Released on June 26, 1981, Stripes grew out of an initial script put together by Len Blum and Dan Goldberg. Reitman brought in Ramis after Cheech and Chong demanded complete artistic control, asking Ramis to rewrite the screenplay so that it would work for Murray – and to include a part for himself, as well. The result is an absurd comedic romp that gives both actors plenty of room to play to their strengths.
Murray plays John Winger, a cab driver in New York City. Disillusioned with his job prospects and abandoned by his girlfriend because she thinks he’s a loser, he convinces his best friend Russell Ziskey (Ramis), a vocational English teacher, to join the Army with him. The two new recruits soon find themselves in a platoon of misfits, struggling through basic training.
Alongside them are: Ox (John Candy), who joined up because it seemed like a good way to lose weight; Cruiser (John Diehl), whose main attribute is his lack of intelligence; Elmo (Judge Reinhold), your basic drug-loving teenager; and others. There’s also a pair of gorgeous military-police officers for Winger and Ziskey to pursue (played by P.J. Soles and Sean Young), a hard-ass sergeant named Hulka (Warren Oates), to whip them into shape, and a daffy Captain (John Larroquette) to serve as a plot foil.
Watch the Original Trailer for ‘Stripes’
After some shenanigans in basic training – Hulka gets injured by a stray mortar shell, Ox mud-wrestles a bunch of women in a bar, and (in a scene cut from the original film but included in 2005’s expanded DVD re-release) Winger and Ziskey join paratroopers in Latin America while Ziskey is high on LSD – the platoon gets sent to Italy. Their assignment in Europe is to guard a new armored combat Winnebago called the EM-50. When Winger and Ziskey steal this to go visit their MP paramours, Hulka and the rest of the platoon go looking for them and inadvertently stray into Czechoslovakia, where they’re captured.
In the end, Winger and Ziskey have no choice but to invade Czechoslovakia in the EM-50 to save their buddies. (Their successful rescue is preceded by an oddly violent combat sequence which Ramis has described as “grinding [an] anti-Communist ax” by Reitman, the son of Czech refugees.) Winger, Ziskey and the rest then return to America as heroes.
Other strange undercurrents run throughout the film. It was made with the assistance of the Army, in hopes that Stripes would help improve the military’s image after the disastrous Vietnam War. That leads to the odd spectacle of Murray and Ramis, both pretty devoted anti-establishment types, appearing in a film that celebrates American exceptionalism.
Despite the rewrites, the specters of Cheech Marin and Tommy Chong still haunt Stripes. In the initial sequence, Russell Ziskey joins the Army on a lark, for no real reason at all other than that his friend is doing it.
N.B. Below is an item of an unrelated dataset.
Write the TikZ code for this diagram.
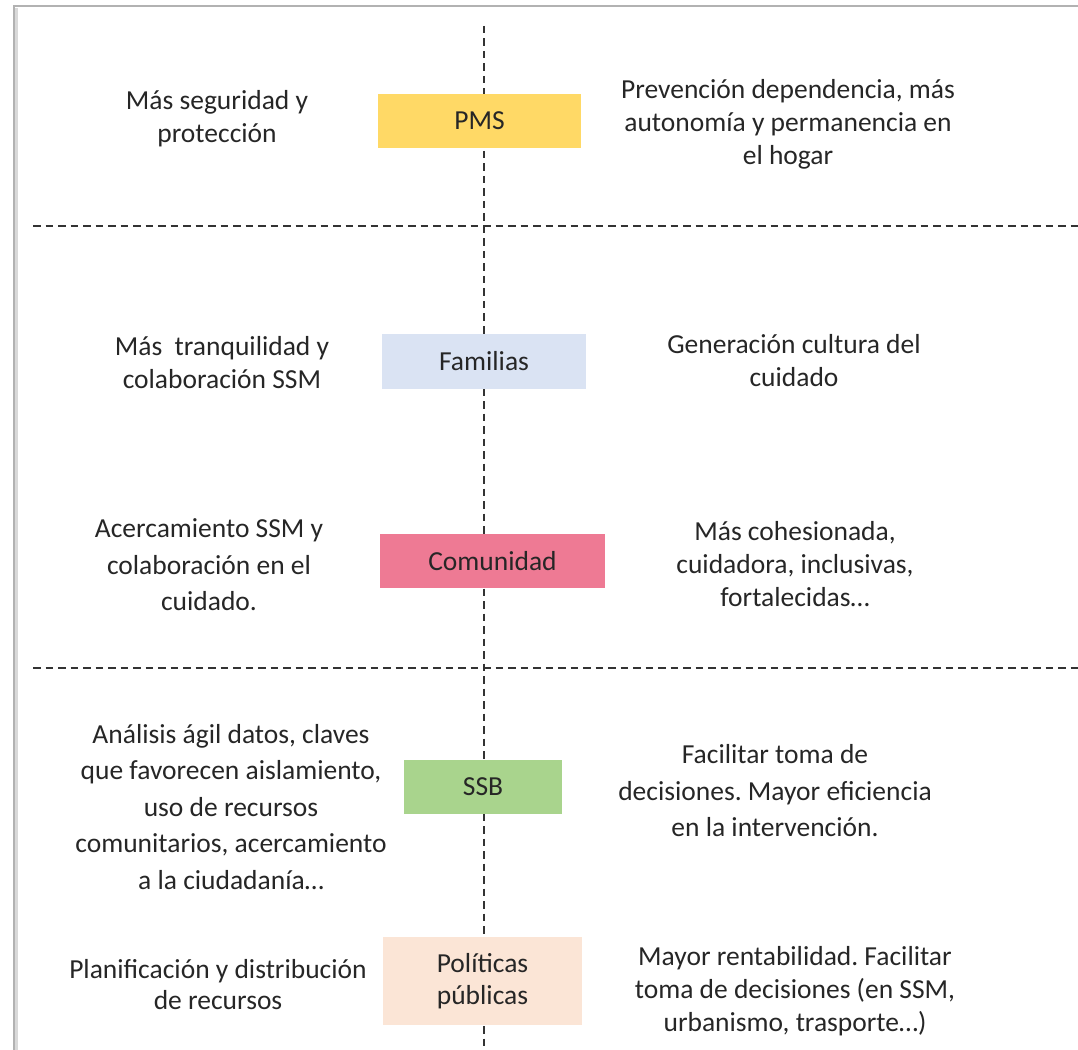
\documentclass[tikz,border=0pt]{standalone}
\usepackage{fontspec}
\setmainfont{Carlito}
\frenchspacing

\definecolor{colPMS}{HTML}{FFD966}
\definecolor{colFam}{HTML}{DAE3F3}
\definecolor{colCom}{HTML}{EE7A94}
\definecolor{colSSB}{HTML}{A9D48D}
\definecolor{colPol}{HTML}{FBE5D6}

\begin{document}
\begin{tikzpicture}[
			x=0.4pt, y=-0.4pt,
			font=\fontsize{11}{13.2}\selectfont,
			caja/.style={minimum height=21.6pt, inner sep=0pt, align=center, text=black!85},
			txt/.style={align=center, inner sep=0pt, text=black!85},
			txtw/.style={txt, font=\fontsize{11}{14.6}\selectfont},
			sep/.style={black!80, line width=0.6pt, dash pattern=on 3pt off 2pt},
			marco/.style={black!30, line width=0.6pt}
		]
		\useasboundingbox (0,0) rectangle (1078,1050);

		% marco
		\draw[marco] (14,1050) |- (1078,6);
		\draw[black!15, line width=1pt] (16.5,1050) -- (16.5,8);

		% separadores
		\coordinate (ejeA) at (484,26);
		\coordinate (ejeB) at (484,1050);
		\coordinate (h1A) at (33,226);
		\coordinate (h1B) at (1078,226);
		\coordinate (h2A) at (33,668);
		\coordinate (h2B) at (1078,668);
		\draw[sep] (ejeA) -- (ejeB);
		\draw[sep] (h1A) -- (h1B);
		\draw[sep] (h2A) -- (h2B);

		% cajas centrales
		\node[caja, fill=colPMS, minimum width=81.2pt] (pms) at (479.5,121) {PMS};
		\node[caja, fill=colFam, minimum width=81.6pt, minimum height=22pt] (fam) at (484,361.5) {Familias};
		\node[caja, fill=colCom, minimum width=90pt] (com) at (492.5,561) {Comunidad};
		\node[caja, fill=colSSB, minimum width=63.2pt] (ssb) at (483,786.5) {SSB};
		\node[caja, fill=colPol, minimum width=79.6pt, minimum height=35.2pt, font=\fontsize{11}{12.6}\selectfont] (pol) at (482.5,981) {Políticas\\públicas};

		% textos izquierda
		\node[txt] (pmsL) at (217,118.5) {Más seguridad y\\protección};
		\node[txt] (famL) at (222,363) {Más\ \ tranquilidad y\\colaboración SSM};
		\node[txtw] (comL) at (209,565) {Acercamiento SSM y\\colaboración en el\\cuidado.};
		\node[txtw] (ssbL) at (231,807) {Análisis ágil datos, claves\\que favorecen aislamiento,\\uso de recursos\\comunitarios, acercamiento\\a la ciudadanía…};
		\node[txt, font=\fontsize{11}{12.4}\selectfont] (polL) at (218,984.5) {Planificación y distribución\\de recursos};

		% textos derecha
		\node[txt] (pmsR) at (788,124.5) {Prevención dependencia, más\\autonomía y permanencia en\\el hogar};
		\node[txt] (famR) at (794,360.5) {Generación cultura del\\cuidado};
		\node[txt] (comR) at (795,564) {Más cohesionada,\\cuidadora, inclusivas,\\fortalecidas…};
		\node[txtw] (ssbR) at (775,791) {Facilitar toma de\\decisiones. Mayor eficiencia\\en la intervención.};
		\node[txt] (polR) at (795,991.5) {Mayor rentabilidad. Facilitar\\toma de decisiones (en SSM,\\urbanismo, trasporte…)};
	\end{tikzpicture}
\end{document}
This is a bit of character flimflammery that Ramis – who wrote masterpieces like Caddyshack, Ghostbusters, and Groundhog Day – would never have foisted on a character in a script that was original to him. Similarly, there are numerous scenes, like the mud-wrestling, that come directly from the ’70s stoner-film habit of including gags that serve no narrative purpose at all – as opposed to the more careful construction of virtually all of Ramis, Reitman, and Murray’s later movies.
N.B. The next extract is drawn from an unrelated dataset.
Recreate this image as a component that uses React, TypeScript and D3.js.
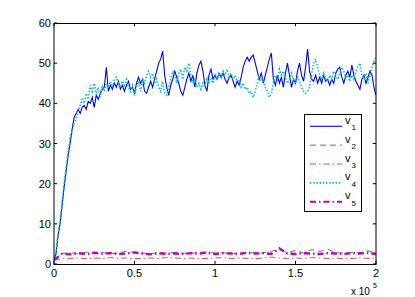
import { useEffect, useRef } from 'react';
import * as d3 from 'd3';

const xTicks = [0, 0.5, 1, 1.5, 2];
const xTickLabels = ['0', '0.5', '1', '1.5', '2'];
const yTicks = [0, 10, 20, 30, 40, 50, 60];

// fast series, one value every 0.0125 (x 10^5)
const fineStep = 0.0125;
const v1 = [
  1, 2.5, 7, 10, 14.5, 19, 23, 27, 30, 33.5, 36.5, 37.5, 38.5, 37.5, 39, 39.5, 38.5, 40.5, 40, 41.5,
  39, 42, 41, 42.5, 43.5, 44, 49, 43, 44.5, 43.5, 45, 44, 45.5, 43.5, 44.5, 43, 44.5, 45.5, 43.5, 44,
  42.5, 45, 46.5, 45, 46, 43, 42.5, 44, 45.5, 44, 46, 48, 50, 51, 53, 47, 44, 42, 44.5, 46,
  48, 46.5, 45, 43, 42, 44, 46, 47.5, 45.5, 47, 44, 47.5, 49.5, 50.5, 48, 44.5, 43, 47, 48.5, 46,
  47, 46, 47.5, 46.5, 47.5, 46, 45, 46.5, 47, 45.5, 44, 45.5, 44.5, 46.5, 49, 50.5, 51.5, 50.5, 51.5, 52,
  50, 48, 46, 47.5, 45, 47, 49, 51, 52.5, 46, 44.5, 47, 45, 46.5, 44, 47.5, 50, 47, 44, 46,
  45, 48, 50, 47, 45.5, 49, 53.5, 48, 46, 45.5, 47, 45, 46.5, 45, 47, 45.5, 46, 44.5, 46, 45,
  47.5, 48.5, 49, 46.5, 45, 47, 48, 46.5, 49.5, 47, 45.5, 44.5, 43.5, 46, 47, 45, 46.5, 48, 47, 44,
  42,
];
const v4 = [
  1, 3, 7.5, 10.5, 15, 20, 24, 28, 31.5, 33, 35, 36, 38, 39.5, 41, 40, 42.5, 41, 44.5, 43,
  45, 42.5, 44, 41.5, 44.5, 43, 45, 44, 45.5, 44, 46, 46.5, 45, 44, 45.5, 44.5, 46, 44, 43, 44.5,
  42, 44, 45.5, 43, 46, 45, 47, 48, 46.5, 47.5, 45, 46, 44, 43, 45.5, 42.5, 42, 44, 46, 48,
  47, 45, 47.5, 48.5, 46, 49, 48, 50, 47, 45, 46, 44, 45, 43.5, 45, 44, 46.5, 45, 46, 45,
  47, 46, 47.5, 46.5, 48, 47, 48.5, 46.5, 47.5, 46, 47, 45.5, 46, 44, 45, 43.5, 44, 42.5, 43, 41.5,
  43, 45, 47, 45.5, 46, 44, 43, 41.5, 42.5, 45, 47, 46, 48.5, 47, 48, 46.5, 45, 46, 47.5, 46,
  45, 46.5, 45.5, 44, 43, 42.5, 43, 44, 47, 50, 51, 49, 47, 46, 47.5, 46, 45.5, 47, 46, 48,
  47, 46, 47.5, 49, 48, 46.5, 47, 45.5, 47, 46, 48, 49, 50, 47, 46, 47.5, 45, 47, 49, 50.5,
  51.5,
];

// slow series, one value every 0.05 (x 10^5)
const coarseStep = 0.05;
const v2 = [
  1, 2.6, 2.8, 2.6, 2.9, 2.7, 2.8, 2.6, 2.7, 3.2, 2.8, 2.7, 2.6, 2.8, 2.7, 2.9, 2.7, 2.6, 2.9, 3.0,
  2.7, 2.8, 2.6, 2.7, 2.9, 2.7, 2.8, 3.2, 3.5, 2.8, 3.4, 2.7, 3.6, 3.1, 3.7, 2.8, 2.7, 2.9, 2.8, 3.3,
  2.7,
];
const v3 = [
  1, 1.3, 1.4, 1.5, 1.3, 1.5, 1.4, 1.6, 1.4, 1.5, 1.3, 1.4, 1.5, 1.4, 1.6, 1.5, 1.4, 1.5, 1.3, 1.4,
  1.5, 1.6, 1.4, 1.5, 1.4, 1.3, 1.5, 1.7, 1.5, 1.4, 1.5, 1.4, 1.6, 1.5, 1.4, 1.5, 1.3, 1.4, 1.5, 1.4,
  1.5,
];
const v5 = [
  1, 2.5, 2.4, 2.7, 2.5, 2.8, 2.6, 2.7, 2.5, 2.6, 2.9, 2.6, 2.4, 2.7, 2.5, 2.6, 2.5, 2.7, 2.6, 2.8,
  2.5, 2.7, 2.6, 2.5, 2.8, 2.6, 2.7, 2.5, 3.9, 2.6, 2.5, 2.7, 2.6, 2.5, 2.7, 2.6, 2.5, 2.7, 2.6, 2.8,
  2.5,
];

const seriesNames = ['1', '2', '3', '4', '5'];

export default function App() {
  const svgRef = useRef<SVGSVGElement>(null);

  useEffect(() => {
    if (!svgRef.current) return;
    const width = 415;
    const height = 297;
    const left = 54;
    const right = 376;
    const top = 23;
    const bottom = 264;
    const font = '"Liberation Sans", Arial, Helvetica, sans-serif';

    const svg = d3.select(svgRef.current);
    svg.selectAll('*').remove();
    svg.attr('width', width).attr('height', height);

    svg.append('rect').attr('width', width).attr('height', height).attr('fill', '#fff');

    const x = d3.scaleLinear().domain([0, 2]).range([left, right]);
    const y = d3.scaleLinear().domain([0, 60]).range([bottom, top]);

    svg
      .append('clipPath')
      .attr('id', 'plot-clip')
      .append('rect')
      .attr('x', left)
      .attr('y', top)
      .attr('width', right - left)
      .attr('height', bottom - top);

    const series = [
      { values: v1, step: fineStep, color: '#0000ff', width: 1.1, dash: null },
      { values: v2, step: coarseStep, color: '#3a9a3a', width: 1, dash: '6,4' },
      { values: v3, step: coarseStep, color: '#ff4040', width: 1, dash: '6,3,1.5,3' },
      { values: v4, step: fineStep, color: '#00bfbf', width: 1.6, dash: '1.4,1.8' },
      { values: v5, step: coarseStep, color: '#bf00bf', width: 2.4, dash: '6,3,1.5,3' },
    ];

    const line = (step: number) =>
      d3
        .line<number>()
        .x((_, i) => x(i * step))
        .y((d) => y(d));

    const plot = svg.append('g').attr('clip-path', 'url(#plot-clip)');
    // v1 first, v5 last on top
    series.forEach((s) => {
      plot
        .append('path')
        .datum(s.values)
        .attr('fill', 'none')
        .attr('stroke', s.color)
        .attr('stroke-width', s.width)
        .attr('stroke-dasharray', s.dash)
        .attr('d', line(s.step));
    });

    // axes box
    svg
      .append('rect')
      .attr('x', left)
      .attr('y', top + 0.5)
      .attr('width', right - left)
      .attr('height', bottom - top)
      .attr('fill', 'none')
      .attr('stroke', '#000')
      .attr('stroke-width', 1);

    const tick = 3.2;
    const axes = svg.append('g').attr('stroke', '#000').attr('stroke-width', 1);
    xTicks.forEach((t) => {
      axes.append('line').attr('x1', x(t)).attr('x2', x(t)).attr('y1', bottom).attr('y2', bottom - tick);
      axes.append('line').attr('x1', x(t)).attr('x2', x(t)).attr('y1', top).attr('y2', top + tick);
    });
    yTicks.forEach((t) => {
      axes.append('line').attr('x1', left).attr('x2', left + tick).attr('y1', y(t)).attr('y2', y(t));
      axes.append('line').attr('x1', right).attr('x2', right - tick).attr('y1', y(t)).attr('y2', y(t));
    });

    const labels = svg.append('g').attr('font-family', font).attr('font-size', 11).attr('fill', '#000');
    yTicks.forEach((t) => {
      labels
        .append('text')
        .attr('x', left - 3)
        .attr('y', y(t) + 4)
        .attr('text-anchor', 'end')
        .text(t);
    });
    xTicks.forEach((t, i) => {
      labels
        .append('text')
        .attr('x', x(t))
        .attr('y', bottom + 13)
        .attr('text-anchor', 'middle')
        .text(xTickLabels[i]);
    });

    // x 10^5 exponent label
    const expo = svg.append('text').attr('font-family', font).attr('font-size', 10).attr('fill', '#000');
    expo.append('tspan').attr('x', 351).attr('y', 295).text('x 10');
    expo.append('tspan').attr('x', 373).attr('y', 288).attr('font-size', 7).text('5');

    // legend
    const legend = svg.append('g');
    legend
      .append('rect')
      .attr('x', 304.5)
      .attr('y', 114.5)
      .attr('width', 57)
      .attr('height', 97)
      .attr('fill', '#fff')
      .attr('stroke', '#000')
      .attr('stroke-width', 1);
    series.forEach((s, k) => {
      const ry = 126.3 + k * 18.85;
      legend
        .append('line')
        .attr('x1', 310)
        .attr('x2', 342)
        .attr('y1', ry)
        .attr('y2', ry)
        .attr('stroke', s.color)
        .attr('stroke-width', Math.min(s.width, 2))
        .attr('stroke-dasharray', s.dash);
      legend
        .append('text')
        .attr('font-family', font)
        .attr('font-size', 11)
        .attr('x', 345)
        .attr('y', ry - 2.5)
        .text('v');
      legend
        .append('text')
        .attr('font-family', font)
        .attr('font-size', 8)
        .attr('x', 351.5)
        .attr('y', ry + 4)
        .text(seriesNames[k]);
    });
  }, []);

  return <svg ref={svgRef} style={{ position: 'absolute', left: 0, top: 0 }} />;
}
Watch the Graduation Scene From ‘Stripes’
Oddball moments aside, Stripes shines when it allows Murray and Ramis to put their comedic talents on display. Several bits from the film – like the parade-ground sequence – should be included in the canon of Bill Murray’s career highlights. Throughout, Murray refines the role of louche-but-intelligent outcast that he would go on to master in so many films in the ’80s.
Not to be outdone is Ramis, who plays a kind of absurdist straight-man. He gamely lobs comedic softballs for Murray, while adding in his own touches of silliness – such as his reactions to John Candy’s earnest explanation of how he ended up in the Army.
Murray and Ramis play off one another perfectly. From the opening sequence in Murray’s apartment to the closing battle, their comedic and acting abilities mesh seamlessly: Not only do they generate laughs, they also display the unquestionable depth of these characters’ friendship. There’s no better example than Murray’s reaction when Ramis’ Ziskey realizes that he’s accidentally taken LSD on the trip to Latin America from the extended edition.
Stripes is ultimately far more uneven than the best collaborations by Ramis and Murray. But it’s still worth revisiting for its high points, and for the way the film links the stoner comedies of the ’70s to more artfully crafted narratives of the ’80s.